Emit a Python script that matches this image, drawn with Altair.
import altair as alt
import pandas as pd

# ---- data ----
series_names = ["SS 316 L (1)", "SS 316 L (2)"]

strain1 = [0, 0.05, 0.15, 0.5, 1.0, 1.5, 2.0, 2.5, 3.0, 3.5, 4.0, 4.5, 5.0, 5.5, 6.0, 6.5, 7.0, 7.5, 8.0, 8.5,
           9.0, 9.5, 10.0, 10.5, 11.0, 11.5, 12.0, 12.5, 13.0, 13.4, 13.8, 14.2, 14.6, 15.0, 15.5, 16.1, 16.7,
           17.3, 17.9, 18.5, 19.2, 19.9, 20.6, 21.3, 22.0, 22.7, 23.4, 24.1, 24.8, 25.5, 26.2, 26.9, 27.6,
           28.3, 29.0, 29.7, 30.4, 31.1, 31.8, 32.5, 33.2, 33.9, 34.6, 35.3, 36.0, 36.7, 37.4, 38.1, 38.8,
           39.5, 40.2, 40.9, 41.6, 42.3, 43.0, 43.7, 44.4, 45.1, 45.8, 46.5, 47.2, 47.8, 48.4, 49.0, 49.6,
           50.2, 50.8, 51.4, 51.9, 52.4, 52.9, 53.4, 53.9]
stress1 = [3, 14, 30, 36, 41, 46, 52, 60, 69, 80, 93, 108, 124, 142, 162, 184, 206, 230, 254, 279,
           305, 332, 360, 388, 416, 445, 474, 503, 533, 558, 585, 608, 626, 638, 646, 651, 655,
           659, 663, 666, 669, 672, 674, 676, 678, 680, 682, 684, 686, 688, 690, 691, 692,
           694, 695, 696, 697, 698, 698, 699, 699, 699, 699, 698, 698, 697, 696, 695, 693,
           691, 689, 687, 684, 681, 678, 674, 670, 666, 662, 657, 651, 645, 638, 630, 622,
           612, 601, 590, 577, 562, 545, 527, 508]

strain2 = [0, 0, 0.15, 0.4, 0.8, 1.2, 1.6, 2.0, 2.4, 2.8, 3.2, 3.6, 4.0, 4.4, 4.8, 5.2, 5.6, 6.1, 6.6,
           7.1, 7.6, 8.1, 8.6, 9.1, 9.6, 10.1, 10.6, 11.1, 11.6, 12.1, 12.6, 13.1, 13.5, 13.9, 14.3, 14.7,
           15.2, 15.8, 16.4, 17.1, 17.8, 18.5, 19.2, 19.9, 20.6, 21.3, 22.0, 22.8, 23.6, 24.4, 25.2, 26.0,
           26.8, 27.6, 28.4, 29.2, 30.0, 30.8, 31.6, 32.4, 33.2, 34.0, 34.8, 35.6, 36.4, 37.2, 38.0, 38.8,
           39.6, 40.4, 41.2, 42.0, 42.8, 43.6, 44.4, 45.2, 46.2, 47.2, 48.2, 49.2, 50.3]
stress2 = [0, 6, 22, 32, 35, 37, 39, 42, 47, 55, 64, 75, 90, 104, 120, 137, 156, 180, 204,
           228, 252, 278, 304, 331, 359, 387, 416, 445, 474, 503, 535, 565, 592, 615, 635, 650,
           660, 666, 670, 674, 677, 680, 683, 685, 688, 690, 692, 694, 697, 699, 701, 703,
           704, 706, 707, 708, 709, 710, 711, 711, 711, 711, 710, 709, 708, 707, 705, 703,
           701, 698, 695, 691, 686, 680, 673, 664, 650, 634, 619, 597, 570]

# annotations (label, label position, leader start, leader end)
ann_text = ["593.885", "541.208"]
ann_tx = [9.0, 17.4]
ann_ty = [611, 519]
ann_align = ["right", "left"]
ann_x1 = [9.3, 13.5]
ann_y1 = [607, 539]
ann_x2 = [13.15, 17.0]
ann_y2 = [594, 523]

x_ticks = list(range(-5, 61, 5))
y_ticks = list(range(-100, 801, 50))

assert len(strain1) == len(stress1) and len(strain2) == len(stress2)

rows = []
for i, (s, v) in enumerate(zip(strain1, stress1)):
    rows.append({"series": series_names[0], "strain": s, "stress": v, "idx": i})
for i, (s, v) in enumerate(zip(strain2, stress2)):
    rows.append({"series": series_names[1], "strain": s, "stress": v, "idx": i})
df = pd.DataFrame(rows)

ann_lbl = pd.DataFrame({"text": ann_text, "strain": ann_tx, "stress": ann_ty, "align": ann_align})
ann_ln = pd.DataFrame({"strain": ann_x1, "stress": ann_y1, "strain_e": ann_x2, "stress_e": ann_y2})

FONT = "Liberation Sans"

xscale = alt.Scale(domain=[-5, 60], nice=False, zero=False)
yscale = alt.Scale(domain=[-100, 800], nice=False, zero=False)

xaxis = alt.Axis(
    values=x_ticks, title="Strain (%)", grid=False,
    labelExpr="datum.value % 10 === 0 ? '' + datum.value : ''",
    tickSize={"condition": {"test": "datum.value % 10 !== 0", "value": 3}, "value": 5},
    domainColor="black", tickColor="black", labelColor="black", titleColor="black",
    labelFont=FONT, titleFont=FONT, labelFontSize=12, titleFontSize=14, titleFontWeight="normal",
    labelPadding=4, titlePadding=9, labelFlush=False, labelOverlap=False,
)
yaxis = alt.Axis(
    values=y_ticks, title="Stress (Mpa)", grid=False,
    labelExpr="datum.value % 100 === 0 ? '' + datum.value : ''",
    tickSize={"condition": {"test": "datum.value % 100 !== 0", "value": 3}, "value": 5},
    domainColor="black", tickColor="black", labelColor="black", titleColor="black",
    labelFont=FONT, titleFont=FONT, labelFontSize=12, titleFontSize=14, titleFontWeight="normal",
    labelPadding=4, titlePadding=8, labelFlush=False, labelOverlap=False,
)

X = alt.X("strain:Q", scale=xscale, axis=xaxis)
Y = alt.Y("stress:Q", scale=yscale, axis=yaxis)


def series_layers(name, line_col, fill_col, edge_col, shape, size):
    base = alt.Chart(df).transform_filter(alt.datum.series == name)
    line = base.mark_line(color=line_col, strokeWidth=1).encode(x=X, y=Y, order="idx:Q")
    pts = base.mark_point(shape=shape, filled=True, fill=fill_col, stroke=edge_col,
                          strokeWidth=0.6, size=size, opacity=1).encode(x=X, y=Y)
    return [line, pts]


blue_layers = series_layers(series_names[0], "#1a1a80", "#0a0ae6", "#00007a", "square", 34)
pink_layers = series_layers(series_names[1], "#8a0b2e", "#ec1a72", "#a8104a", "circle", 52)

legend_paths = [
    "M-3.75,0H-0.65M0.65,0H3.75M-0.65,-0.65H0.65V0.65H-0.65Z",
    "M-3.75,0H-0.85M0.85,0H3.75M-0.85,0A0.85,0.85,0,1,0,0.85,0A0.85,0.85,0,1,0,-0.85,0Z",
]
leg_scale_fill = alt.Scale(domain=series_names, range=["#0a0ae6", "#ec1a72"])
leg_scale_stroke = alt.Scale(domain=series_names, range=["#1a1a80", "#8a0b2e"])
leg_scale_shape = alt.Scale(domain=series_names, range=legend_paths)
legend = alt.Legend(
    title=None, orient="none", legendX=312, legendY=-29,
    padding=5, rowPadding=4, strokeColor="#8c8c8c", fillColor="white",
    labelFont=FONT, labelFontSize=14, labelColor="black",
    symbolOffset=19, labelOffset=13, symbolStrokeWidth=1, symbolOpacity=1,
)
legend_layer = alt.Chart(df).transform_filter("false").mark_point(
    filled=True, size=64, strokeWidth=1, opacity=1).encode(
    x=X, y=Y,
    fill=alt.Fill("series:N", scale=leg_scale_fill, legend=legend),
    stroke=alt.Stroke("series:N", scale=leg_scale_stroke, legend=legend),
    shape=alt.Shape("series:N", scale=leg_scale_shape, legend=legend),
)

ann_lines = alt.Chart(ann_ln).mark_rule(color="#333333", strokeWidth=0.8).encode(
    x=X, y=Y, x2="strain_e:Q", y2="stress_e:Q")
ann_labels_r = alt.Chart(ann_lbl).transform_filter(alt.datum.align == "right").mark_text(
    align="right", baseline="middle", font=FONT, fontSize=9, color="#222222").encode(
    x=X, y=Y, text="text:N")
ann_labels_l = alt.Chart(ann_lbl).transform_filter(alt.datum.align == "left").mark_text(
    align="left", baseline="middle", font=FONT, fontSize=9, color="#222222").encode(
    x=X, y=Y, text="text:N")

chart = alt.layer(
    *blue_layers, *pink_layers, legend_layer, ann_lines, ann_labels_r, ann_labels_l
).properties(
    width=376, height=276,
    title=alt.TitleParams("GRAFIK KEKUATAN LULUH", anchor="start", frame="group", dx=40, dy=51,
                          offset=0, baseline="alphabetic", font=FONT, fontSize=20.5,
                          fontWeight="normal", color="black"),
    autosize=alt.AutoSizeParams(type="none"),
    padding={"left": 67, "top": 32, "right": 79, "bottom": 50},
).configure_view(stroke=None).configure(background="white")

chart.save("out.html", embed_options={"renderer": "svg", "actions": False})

-.-.-

Objective
Your answer should be exactly the lines of the data above, from the first through the line containing "612, 601, 590, 577, 562, 545, 527, 508]".

Final result
Emit a Python script that matches this image, drawn with Altair.
import altair as alt
import pandas as pd

# ---- data ----
series_names = ["SS 316 L (1)", "SS 316 L (2)"]

strain1 = [0, 0.05, 0.15, 0.5, 1.0, 1.5, 2.0, 2.5, 3.0, 3.5, 4.0, 4.5, 5.0, 5.5, 6.0, 6.5, 7.0, 7.5, 8.0, 8.5,
           9.0, 9.5, 10.0, 10.5, 11.0, 11.5, 12.0, 12.5, 13.0, 13.4, 13.8, 14.2, 14.6, 15.0, 15.5, 16.1, 16.7,
           17.3, 17.9, 18.5, 19.2, 19.9, 20.6, 21.3, 22.0, 22.7, 23.4, 24.1, 24.8, 25.5, 26.2, 26.9, 27.6,
           28.3, 29.0, 29.7, 30.4, 31.1, 31.8, 32.5, 33.2, 33.9, 34.6, 35.3, 36.0, 36.7, 37.4, 38.1, 38.8,
           39.5, 40.2, 40.9, 41.6, 42.3, 43.0, 43.7, 44.4, 45.1, 45.8, 46.5, 47.2, 47.8, 48.4, 49.0, 49.6,
           50.2, 50.8, 51.4, 51.9, 52.4, 52.9, 53.4, 53.9]
stress1 = [3, 14, 30, 36, 41, 46, 52, 60, 69, 80, 93, 108, 124, 142, 162, 184, 206, 230, 254, 279,
           305, 332, 360, 388, 416, 445, 474, 503, 533, 558, 585, 608, 626, 638, 646, 651, 655,
           659, 663, 666, 669, 672, 674, 676, 678, 680, 682, 684, 686, 688, 690, 691, 692,
           694, 695, 696, 697, 698, 698, 699, 699, 699, 699, 698, 698, 697, 696, 695, 693,
           691, 689, 687, 684, 681, 678, 674, 670, 666, 662, 657, 651, 645, 638, 630, 622,
           612, 601, 590, 577, 562, 545, 527, 508]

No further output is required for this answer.